begin Data shown

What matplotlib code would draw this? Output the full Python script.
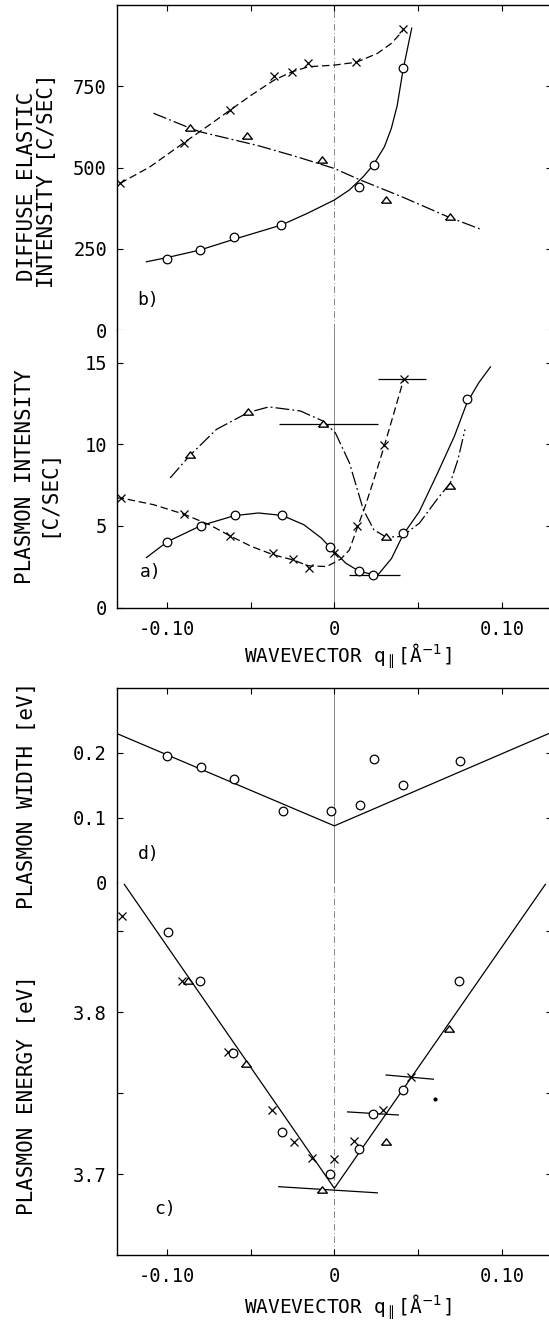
import numpy as np
import matplotlib
matplotlib.use("Agg")
import matplotlib.pyplot as plt

plt.rcParams["font.family"] = ["DejaVu Sans Mono", "DejaVu Sans"]
plt.rcParams["mathtext.fontset"] = "dejavusans"

# ==================================================
# b) diffuse elastic intensity [C/SEC]
# ==================================================
b_cross_q = [-0.1279, -0.0899, -0.0621, -0.0359, -0.0255, -0.0155, 0.0132, 0.0408]
b_cross_I = [451, 576, 677, 781, 794, 822, 824, 925]
b_circ_q = [-0.0997, -0.0803, -0.0600, -0.0316, 0.0148, 0.0234, 0.0410]
b_circ_I = [220, 246, 286, 323, 439, 509, 807]
b_tri_q = [-0.0861, -0.0520, -0.0073, 0.0309, 0.0690]
b_tri_I = [623, 598, 522, 400, 347]

# guide curves
b_cross_fit_q = [-0.128, -0.1101, -0.0899, -0.0746, -0.0621, -0.0495, -0.0359,
                 -0.0255, -0.0155, 0.0, 0.0132, 0.0257, 0.0341, 0.0408]
b_cross_fit_I = [451, 502, 576, 631, 677, 723, 769, 794, 810, 815, 824, 851, 882, 920]
b_circ_fit_q = [-0.1122, -0.0997, -0.0803, -0.0600, -0.0316, -0.0161, 0.0, 0.0090,
                0.0173, 0.0234, 0.0299, 0.0340, 0.0375, 0.0410, 0.0435, 0.0462]
b_circ_fit_I = [210, 223, 246, 279, 323, 359, 400, 431, 472, 509, 564, 620, 690, 800, 862, 929]
b_tri_fit_q = [-0.108, -0.0861, -0.0803, -0.0453, -0.0224, 0.0, 0.0153, 0.0403, 0.0675, 0.0874]
b_tri_fit_I = [667, 621, 610, 567, 533, 497, 462, 410, 349, 310]

# ==================================================
# a) plasmon intensity [C/SEC]
# ==================================================
a_circ_q = [-0.0997, -0.0798, -0.0596, -0.0311, -0.0027, 0.0148, 0.0232, 0.0410, 0.0792]
a_circ_I = [4.03, 5.01, 5.69, 5.64, 3.70, 2.22, 2.00, 4.56, 12.75]
a_cross_q = [-0.1273, -0.0899, -0.0625, -0.0364, -0.0249, -0.0153, 0.0, 0.0136, 0.0295, 0.0414]
a_cross_I = [6.71, 5.72, 4.40, 3.33, 3.00, 2.41, 3.33, 5.01, 9.95, 13.98]
a_tri_q = [-0.0861, -0.0516, -0.0067, 0.0309, 0.0692]
a_tri_I = [9.33, 12.00, 11.26, 4.31, 7.47]

# horizontal error bars: (q, I, q_low, q_high)
a_err_q = [0.0232, -0.0067, 0.0414]
a_err_I = [2.00, 11.26, 13.98]
a_err_lo = [0.0090, -0.0328, 0.0263]
a_err_hi = [0.0389, 0.0261, 0.0550]

a_circ_fit_q = [-0.1122, -0.0997, -0.0798, -0.0596, -0.0453, -0.0311, -0.0182, -0.0077,
                -0.0027, 0.0069, 0.0148, 0.0257, 0.0341, 0.0410, 0.0508, 0.0612,
                0.0717, 0.0792, 0.0863, 0.0932]
a_circ_fit_I = [3.06, 4.03, 5.01, 5.63, 5.79, 5.64, 5.07, 4.25, 3.70, 2.71, 2.22, 1.96,
                3.00, 4.45, 5.89, 8.14, 10.50, 12.55, 13.78, 14.74]
a_cross_fit_q = [-0.130, -0.1273, -0.108, -0.0899, -0.0746, -0.0625, -0.0495, -0.0364,
                 -0.0249, -0.0153, -0.0046, 0.0038, 0.0090, 0.0136, 0.0184, 0.0236,
                 0.0295, 0.0362, 0.0414]
a_cross_fit_I = [6.71, 6.71, 6.30, 5.72, 5.07, 4.40, 3.74, 3.23, 2.92, 2.55, 2.51, 2.96,
                 3.53, 4.86, 6.20, 7.84, 9.79, 12.14, 13.98]
a_tri_fit_q = [-0.098, -0.0861, -0.0704, -0.0516, -0.0391, -0.0203, -0.0067, 0.0006,
               0.0090, 0.0173, 0.0236, 0.0309, 0.0403, 0.0508, 0.0612, 0.0692, 0.0738, 0.0780]
a_tri_fit_I = [7.94, 9.33, 10.91, 11.94, 12.29, 12.04, 11.42, 10.70, 8.86, 5.99, 4.76,
               4.31, 4.35, 5.17, 6.61, 7.63, 9.07, 10.91]

# ==================================================
# d) plasmon width [eV]
# ==================================================
d_circ_q = [-0.0997, -0.0798, -0.0600, -0.0307, -0.0019, 0.0153, 0.0236, 0.0410, 0.0748]
d_circ_w = [0.195, 0.179, 0.160, 0.110, 0.110, 0.120, 0.191, 0.150, 0.188]
d_fit_q = [-0.130, 0.0, 0.130]
d_fit_w = [0.230, 0.0876, 0.232]

# ==================================================
# c) plasmon energy [eV]
# ==================================================
c_cross_q = [-0.1269, -0.0909, -0.0632, -0.0374, -0.0238, -0.0136, 0.0, 0.0117, 0.0288, 0.0460]
c_cross_E = [3.8592, 3.8194, 3.7755, 3.7398, 3.7198, 3.7102, 3.7096, 3.7204, 3.7398, 3.7602]
c_circ_q = [-0.0993, -0.0805, -0.0604, -0.0311, -0.0025, 0.0148, 0.0232, 0.0408, 0.0744]
c_circ_E = [3.8494, 3.8194, 3.7749, 3.7259, 3.7000, 3.7157, 3.7371, 3.7520, 3.8194]
c_tri_q = [-0.0871, -0.0525, -0.0073, 0.0309, 0.0685]
c_tri_E = [3.8194, 3.7678, 3.6902, 3.7200, 3.7898]
c_dot_q = [0.0602]
c_dot_E = [3.7463]

# slightly tilted error bars: start and end points
c_err_q0 = [-0.0332, 0.0079, 0.0309]
c_err_E0 = [3.6922, 3.7384, 3.7612]
c_err_q1 = [0.0257, 0.0382, 0.0591]
c_err_E1 = [3.6884, 3.7365, 3.7586]

c_fit_q = [-0.1254, 0.0, 0.126]
c_fit_E = [3.879, 3.6912, 3.879]

xticks = [-0.10, -0.05, 0.0, 0.05, 0.10]
xticklabels = ["-0.10", "", "0", "", "0.10"]

# ==================================================
# Styles
# ==================================================
W, H = 549, 1320
DASH = (0, (6, 3))
DASHDOT = (0, (11, 2.5, 1.5, 2.5))
GRID = dict(color="0.45", lw=0.6, ls=(0, (8, 3, 1, 3)), zorder=1)
TRI = [(-1.0, -0.55), (1.0, -0.55), (0.0, 0.75), (-1.0, -0.55)]

circ_kw = dict(ls="none", marker="o", ms=6.2, mfc="white", mec="black", mew=0.9, zorder=5)
cross_kw = dict(ls="none", marker="x", ms=6.0, color="black", mew=0.9, zorder=5)
tri_kw = dict(ls="none", marker=TRI, ms=7.0, mfc="white", mec="black", mew=1.0, zorder=5)


def fpos(top_px, bottom_px):
    left = 116.6 / W
    width = 0.26 * 1675 / W
    return [left, 1 - bottom_px / H, width, (bottom_px - top_px) / H]


def style_axes(ax, ylim, yticks, yticklabels, top, bottom, minor=None):
    ax.set_xlim(-0.13, 0.13)
    ax.set_ylim(*ylim)
    ax.set_xticks(xticks)
    ax.set_xticklabels(xticklabels if bottom else [""] * len(xticks))
    ax.set_yticks(yticks)
    ax.set_yticklabels(yticklabels)
    if minor is not None:
        ax.set_yticks(minor, minor=True)
    ax.tick_params(which="both", direction="in", length=4, width=0.8, right=True,
                   top=top, bottom=bottom, labelsize=13.5, pad=7)
    ax.tick_params(axis="x", pad=9)
    ax.spines["top"].set_visible(top)
    ax.spines["bottom"].set_visible(bottom)
    for s in ax.spines.values():
        s.set_linewidth(1.0)


fig = plt.figure(figsize=(W / 100, H / 100), dpi=100)

# ==================================================
# Panel b
# ==================================================
ax_b = fig.add_axes(fpos(5, 330))
style_axes(ax_b, (0, 1000), [0, 250, 500, 750], ["0", "250", "500", "750"], True, False)
ax_b.axvline(0, **GRID)
ax_b.axhline(0, clip_on=False, **GRID)
ax_b.plot(b_cross_fit_q, b_cross_fit_I, color="black", lw=0.9, ls=DASH)
ax_b.plot(b_circ_fit_q, b_circ_fit_I, color="black", lw=0.9)
ax_b.plot(b_tri_fit_q, b_tri_fit_I, color="black", lw=0.9, ls=DASHDOT)
ax_b.plot(b_cross_q, b_cross_I, **cross_kw)
ax_b.plot(b_circ_q, b_circ_I, **circ_kw)
ax_b.plot(b_tri_q, b_tri_I, **tri_kw)
ax_b.text(0.072, 0.092, "b)", transform=ax_b.transAxes, fontsize=13, ha="center", va="center")

# ==================================================
# Panel a
# ==================================================
ax_a = fig.add_axes(fpos(330, 607.5))
style_axes(ax_a, (0, 17), [0, 5, 10, 15], ["0", "5", "10", "15"], False, True)
ax_a.axvline(0, color="0.45", lw=0.6, zorder=1)
ax_a.plot(a_cross_fit_q, a_cross_fit_I, color="black", lw=0.9, ls=DASH)
ax_a.plot(a_circ_fit_q, a_circ_fit_I, color="black", lw=0.9)
ax_a.plot(a_tri_fit_q, a_tri_fit_I, color="black", lw=0.9, ls=DASHDOT)
ax_a.hlines(a_err_I, a_err_lo, a_err_hi, color="black", lw=0.9, zorder=4)
ax_a.plot(a_cross_q, a_cross_I, **cross_kw)
ax_a.plot(a_circ_q, a_circ_I, **circ_kw)
ax_a.plot(a_tri_q, a_tri_I, **tri_kw)
ax_a.text(0.078, 0.128, "a)", transform=ax_a.transAxes, fontsize=13, ha="center", va="center")

# ==================================================
# Panel d
# ==================================================
ax_d = fig.add_axes(fpos(688, 882.7))
style_axes(ax_d, (0, 0.3), [0, 0.1, 0.2], ["0", "0.1", "0.2"], True, False)
ax_d.axvline(0, color="0.45", lw=0.6, zorder=1)
ax_d.axhline(0, clip_on=False, **GRID)
ax_d.plot(d_fit_q, d_fit_w, color="black", lw=0.9)
ax_d.plot(d_circ_q, d_circ_w, **circ_kw)
ax_d.text(0.074, 0.147, "d)", transform=ax_d.transAxes, fontsize=13, ha="center", va="center")

# ==================================================
# Panel c
# ==================================================
ax_c = fig.add_axes(fpos(882.7, 1255))
style_axes(ax_c, (3.65, 3.88), [3.7, 3.8], ["3.7", "3.8"], False, True, minor=[3.75, 3.85])
ax_c.axvline(0, **GRID)
ax_c.plot(c_fit_q, c_fit_E, color="black", lw=0.9)
for q0, e0, q1, e1 in zip(c_err_q0, c_err_E0, c_err_q1, c_err_E1):
    ax_c.plot([q0, q1], [e0, e1], color="black", lw=0.9, zorder=4)
ax_c.plot(c_cross_q, c_cross_E, **cross_kw)
ax_c.plot(c_circ_q, c_circ_E, **circ_kw)
ax_c.plot(c_tri_q, c_tri_E, **tri_kw)
ax_c.plot(c_dot_q, c_dot_E, ls="none", marker="o", ms=2, color="black")
ax_c.text(0.112, 0.124, "c)", transform=ax_c.transAxes, fontsize=13, ha="center", va="center")

# ==================================================
# Axis titles
# ==================================================
def ftext(x, y, s, size=15, **kw):
    fig.text(x / W, 1 - y / H, s, ha="center", va="center", fontsize=size, **kw)


ftext(27, 186, "DIFFUSE ELASTIC", rotation=90)
ftext(47, 181, "INTENSITY [C/SEC]", rotation=90)
ftext(25, 477, "PLASMON INTENSITY", rotation=90)
ftext(48, 493, "[C/SEC]", rotation=90)
ftext(27, 795, "PLASMON WIDTH [eV]", rotation=90)
ftext(27, 1095, "PLASMON ENERGY [eV]", rotation=90)
ftext(348, 656, "WAVEVECTOR q$_{\\parallel}$[Å$^{-1}$]", size=14)
ftext(348, 1307, "WAVEVECTOR q$_{\\parallel}$[Å$^{-1}$]", size=14)

fig.savefig("out.png", dpi=100)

end Data shown

_Exercise directions:_ Look through the data and gather every line with the string "matplotlib" in it.

_Complete response:_
What matplotlib code would draw this? Output the full Python script.
import matplotlib
matplotlib.use("Agg")
import matplotlib.pyplot as plt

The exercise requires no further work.